Employment Information

  • Most recent two years complete tax returns with all schedules.
  • Most recent two years W-2’s, 1099’s, etc.
  • Most recent pay stubs covering one month period.
  • If applicable: Self-employed will need two years Tax Returns and Ytd Profit & Loss Statement.

Savings Information

  • Most recent two months complete bank statements for any and all accounts with all pages.
  • Most recent statement from retirement, 401k, mutual funds, money market, stocks, etc.

Credit Information

  • Most recent statements from your bills, indicating minimum payments and account numbers.
  • Name, address, and phone number of your landlord, or 12 months cancelled rent checks.
  • If applicable: Should you have no credit, copies or your most recent utility bills will be needed.
  • If applicable: Copy of complete Bankruptcy and Discharge papers.
  • If applicable: If you co-signed for a mortgage, car, credit card, etc, need 12 months cancelled checks. front and rear, indicating you are not making payments.

Personal Information

  • Copy of Drivers License.
  • Copy of Social Security Card.
  • If applicable: Copy of complete Divorce, Child Support, Alimony Papers.
  • If applicable: Copy of Green Card or Work Permit.
  • If applicable: If you own another home(s) – see below

If a Refinance or you own Rental Property:

  • Copy of Note & Deed from current loan.
  • Copy of Property Tax Bill.
  • Copy of Hazard (homeowners) Insurance Policy.
  • Copy of Payment Coupon for current mortgage.
  • If applicable: If property is multi-unit, need Rental Agreements.

How big of an FHA Loan can I afford?

For an FHA loan, your monthly housing costs should not exceed 29% of your gross monthly income. Total housing costs include mortgage principal and interest, property taxes, and insurance. Those four terms are often lumped together, and referred to as PITI.

Example:

Monthly income X .29 = Maximum PITI

For a monthly income of $3,000, that means $3,000 x .29 = $870 Maximum PITI

Your total monthly costs, adding PITI and long term debt, should be no more than 41% of your gross monthly income.
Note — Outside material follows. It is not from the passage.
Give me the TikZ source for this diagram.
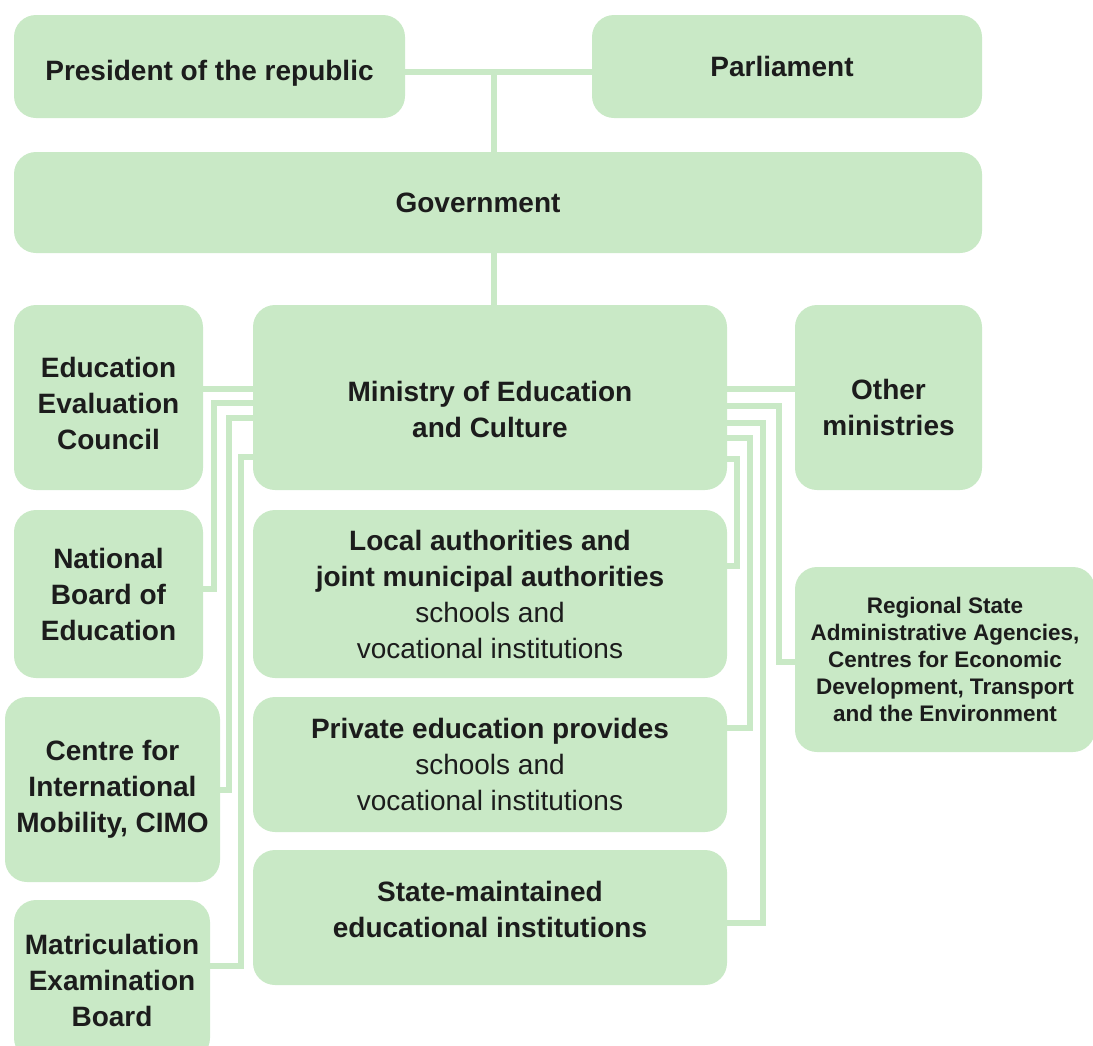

Long term debt includes such things as car loans and credit card balances.

Example:

Monthly income x .41 = Maximum Total Monthly Costs

For a monthly income of $3,000, that means $3,000 x .41 = $1230

$1,230 total – $870 PITI = $360 allowed for monthly long term debt

The ratios for an FHA loan are more lenient than for a typical conventional loan. For conventional home loans, PITI expense cannot usually exceed 26-28% of your gross monthly income, and total expense should be no more than 33-36%.